Tudo isso compõe o quadro em que cada vez menos existem partidos identificados com ideários, de modo que se forma uma geleia geral inorgânica, em que os parlamentares não se guiam por programas partidários, mas pelos ajustes costurados naquela multidão anárquica de deputados. Aliás, é nesse ambiente, propício à venalidade, que se forjam as lideranças do Congresso, cuja influência se impõe por critérios outros e bem menos nobres que as afinidades políticas.

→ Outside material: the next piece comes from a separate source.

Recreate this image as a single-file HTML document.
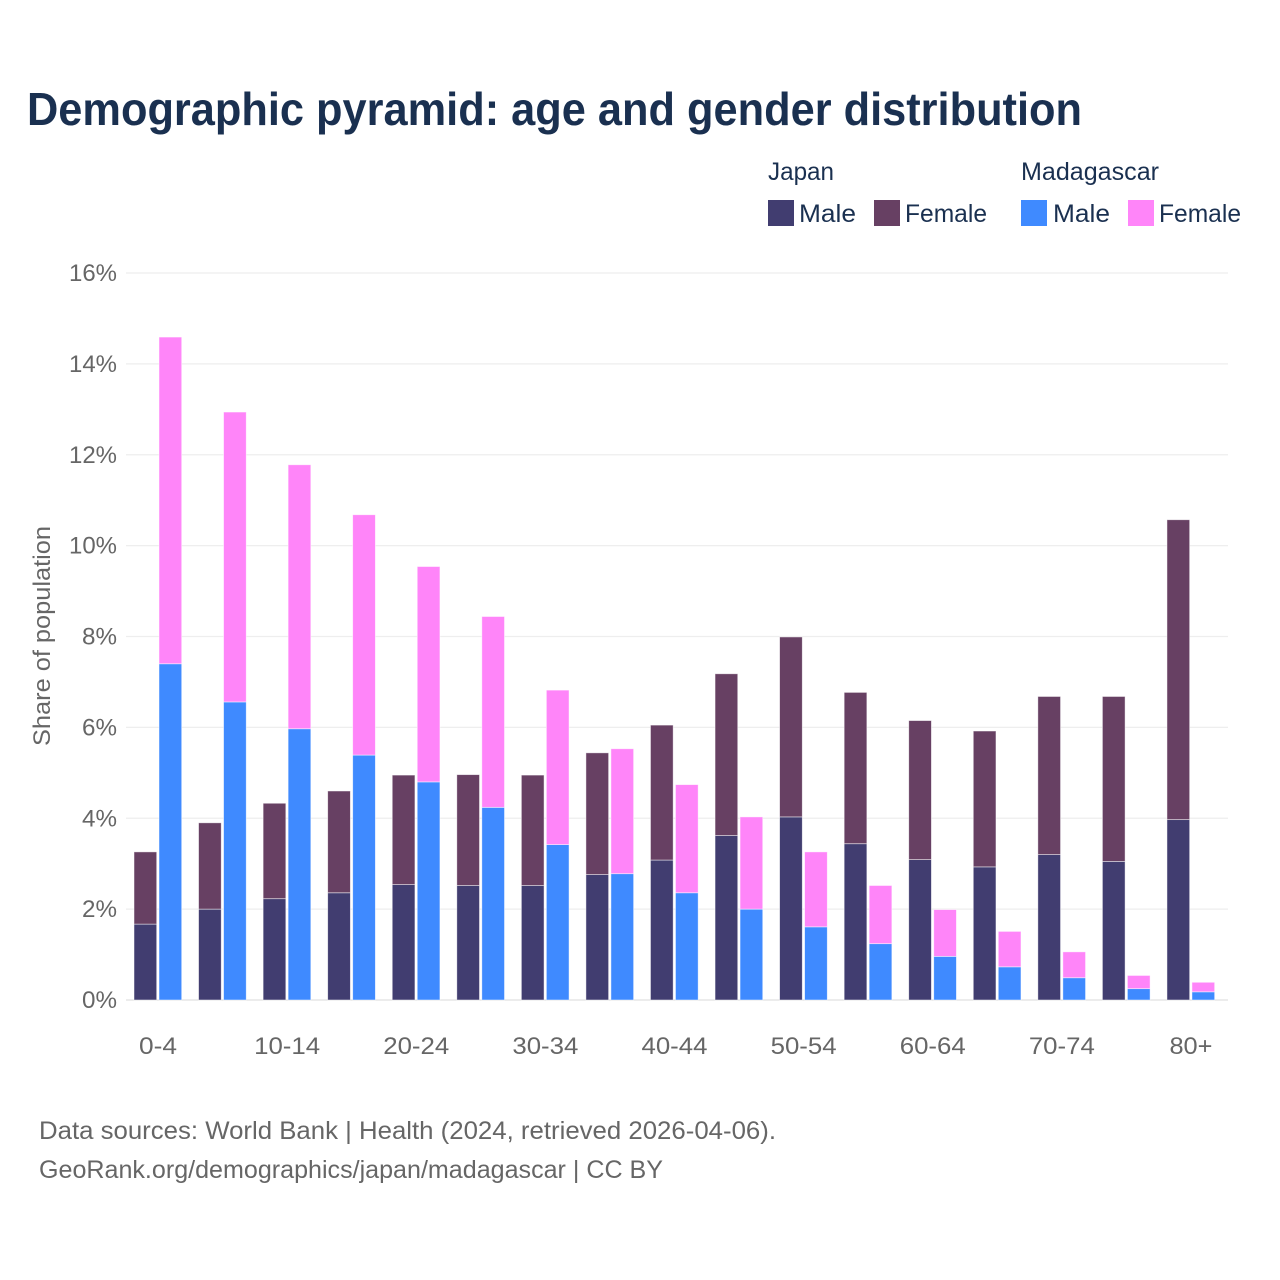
<!DOCTYPE html>
<html lang="en">
<head>
<meta charset="utf-8">
<title>Demographic pyramid: age and gender distribution</title>
<style>
html,body{margin:0;padding:0;background:#fff;width:1280px;height:1280px;overflow:hidden}
svg{display:block;font-family:"Liberation Sans",sans-serif}
</style>
</head>
<body>
<svg id="chart" xmlns="http://www.w3.org/2000/svg" width="1280" height="1280" viewBox="0 0 1280 1280">
  <rect x="0" y="0" width="1280" height="1280" fill="#ffffff"/>
  <text x="27" y="125" font-size="46" font-weight="700" fill="#1a3050" textLength="1055" lengthAdjust="spacingAndGlyphs">Demographic pyramid: age and gender distribution</text>

  <g font-size="25" fill="#1a3050">
    <text x="768" y="180" textLength="66" lengthAdjust="spacingAndGlyphs">Japan</text>
    <text x="1021" y="180" textLength="138" lengthAdjust="spacingAndGlyphs">Madagascar</text>
    <rect x="768" y="200" width="26" height="26" fill="#413d70"/>
    <text x="799" y="222" textLength="57" lengthAdjust="spacingAndGlyphs">Male</text>
    <rect x="874" y="200" width="26" height="26" fill="#674063"/>
    <text x="905" y="222" textLength="82" lengthAdjust="spacingAndGlyphs">Female</text>
    <rect x="1021" y="200" width="26" height="26" fill="#3f8aff"/>
    <text x="1053" y="222" textLength="57" lengthAdjust="spacingAndGlyphs">Male</text>
    <rect x="1128" y="200" width="26" height="26" fill="#ff85f9"/>
    <text x="1159" y="222" textLength="82" lengthAdjust="spacingAndGlyphs">Female</text>
  </g>

  <g id="grid"></g>
  <g id="yticks"></g>
  <g id="bars"></g>
  <g id="xticks"></g>

  <text transform="translate(50,636) rotate(-90)" text-anchor="middle" font-size="24" fill="#666666" textLength="220" lengthAdjust="spacingAndGlyphs">Share of population</text>

  <text x="39" y="1139" font-size="25" fill="#666666" textLength="737" lengthAdjust="spacingAndGlyphs">Data sources: World Bank | Health (2024, retrieved 2026-04-06).</text>
  <text x="39" y="1178" font-size="25" fill="#666666" textLength="624" lengthAdjust="spacingAndGlyphs">GeoRank.org/demographics/japan/madagascar | CC BY</text>
</svg>
<script>
const ageGroups = ["0-4","5-9","10-14","15-19","20-24","25-29","30-34","35-39","40-44","45-49","50-54","55-59","60-64","65-69","70-74","75-79","80+"];
const japanMale = [1.67,2.00,2.23,2.36,2.54,2.52,2.52,2.76,3.08,3.62,4.03,3.44,3.09,2.93,3.20,3.05,3.97];
const japanFemale = [1.59,1.90,2.10,2.24,2.41,2.44,2.43,2.68,2.97,3.56,3.96,3.33,3.06,2.99,3.48,3.63,6.60];
const madagascarMale = [7.40,6.56,5.97,5.39,4.80,4.24,3.42,2.78,2.36,2.00,1.61,1.24,0.96,0.73,0.49,0.25,0.18];
const madagascarFemale = [7.19,6.38,5.81,5.29,4.74,4.20,3.40,2.75,2.38,2.03,1.65,1.28,1.03,0.78,0.57,0.29,0.21];
const yTickValues = [0,2,4,6,8,10,12,14,16];
const xTickLabels = ["0-4","","10-14","","20-24","","30-34","","40-44","","50-54","","60-64","","70-74","","80+"];

const NS = 'http://www.w3.org/2000/svg';
const COLORS = {jm:'#413d70', jf:'#674063', mm:'#3f8aff', mf:'#ff85f9'};
const plot = {left:126, right:1228, top:273, bottom:1000, first:158, step:64.56, barW:22.7, maxV:16};
function yScale(v){ return plot.bottom - (v / plot.maxV) * (plot.bottom - plot.top); }
function xScale(i){ return plot.first + i * plot.step; }

const gridG = document.getElementById('grid');
const yG = document.getElementById('yticks');
yTickValues.forEach(function(v){
  const line = document.createElementNS(NS,'line');
  
  
  line.setAttribute('x1', plot.left);
  line.setAttribute('x2', plot.right);
  line.setAttribute('y1', yScale(v));
  line.setAttribute('y2', yScale(v));
  line.setAttribute('stroke', v === 0 ? '#e6e6e6' : '#eeeeee');
  line.setAttribute('stroke-width', v === 0 ? 1.5 : 1.2);
  gridG.appendChild(line);
  const t = document.createElementNS(NS,'text');
  
  
  t.setAttribute('x', 117);
  t.setAttribute('y', yScale(v) + 8);
  t.setAttribute('text-anchor', 'end');
  t.setAttribute('font-size', 24);
  t.setAttribute('fill', '#666666');
  t.setAttribute('textLength', v >= 10 ? 48 : 35);
  t.setAttribute('lengthAdjust', 'spacingAndGlyphs');
  t.textContent = v + '%';
  yG.appendChild(t);
});

function drawRect(parent, x, v0, v1, color, name){
  const r = document.createElementNS(NS,'rect');
  
  
  r.setAttribute('x', x);
  r.setAttribute('y', yScale(v1));
  r.setAttribute('width', plot.barW);
  r.setAttribute('height', yScale(v0) - yScale(v1));
  r.setAttribute('fill', color);
  r.setAttribute('stroke', 'rgba(255,255,255,0.6)');
  r.setAttribute('stroke-width', 0.8);
  parent.appendChild(r);
}

const barsG = document.getElementById('bars');
ageGroups.forEach(function(a, i){
  const cx = xScale(i);
  const xa = cx - 24;
  const xb = cx + 1;
  drawRect(barsG, xa, 0, japanMale[i], COLORS.jm, 'bar-japan-male');
  drawRect(barsG, xa, japanMale[i], japanMale[i] + japanFemale[i], COLORS.jf, 'bar-japan-female');
  drawRect(barsG, xb, 0, madagascarMale[i], COLORS.mm, 'bar-madagascar-male');
  drawRect(barsG, xb, madagascarMale[i], madagascarMale[i] + madagascarFemale[i], COLORS.mf, 'bar-madagascar-female');
});

const xG = document.getElementById('xticks');
xTickLabels.forEach(function(label, i){
  if (!label) return;
  const t = document.createElementNS(NS,'text');
  
  
  t.setAttribute('x', xScale(i));
  t.setAttribute('y', 1054);
  t.setAttribute('text-anchor', 'middle');
  t.setAttribute('font-size', 24);
  t.setAttribute('fill', '#666666');
  t.setAttribute('textLength', label.length === 5 ? 66 : (label === '80+' ? 43 : 38));
  t.setAttribute('lengthAdjust', 'spacingAndGlyphs');
  t.textContent = label;
  xG.appendChild(t);
});
</script>
</body>
</html>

Assim, enfraquecidos os partidos, que não têm força suficiente para submeterem seus deputados a deliberações baseadas em programas, a pauta posta é a dos interesses dessa massa informe de deputados eleitos por campanhas caras, que, ou por serem ricos ou por terem sido financiados por empresas que depois cobram a fatura, dão ao Congresso um perfil de alinhamento com pautas empresariais.

Trata-se de um quadro real, que transcende os movimentos políticos e a dificuldade encontrada pela esquerda para liderar o centro; as regras partidárias e eleitorais tendem a, enfraquecendo os partidos e facilitando a eleição de candidaturas caras, empurrar para a direita o ponto de equilíbrio ideológico do Congresso. Em linguagem estatística, a mediana se moveu para a direita, e isso não decorreu unicamente de se viver um momento histórico em que a esquerda se encontra fragilizada.

Se é possível uma reforma política que cause uma inflexão nessa tendência é outra história. Talvez seja necessária uma crise muito maior que a de agora para que isso ocorra, mesmo porque, em condições normais, não é de se esperar que o Congresso que aí está aceite mudar as regras pelas quais ele se elege.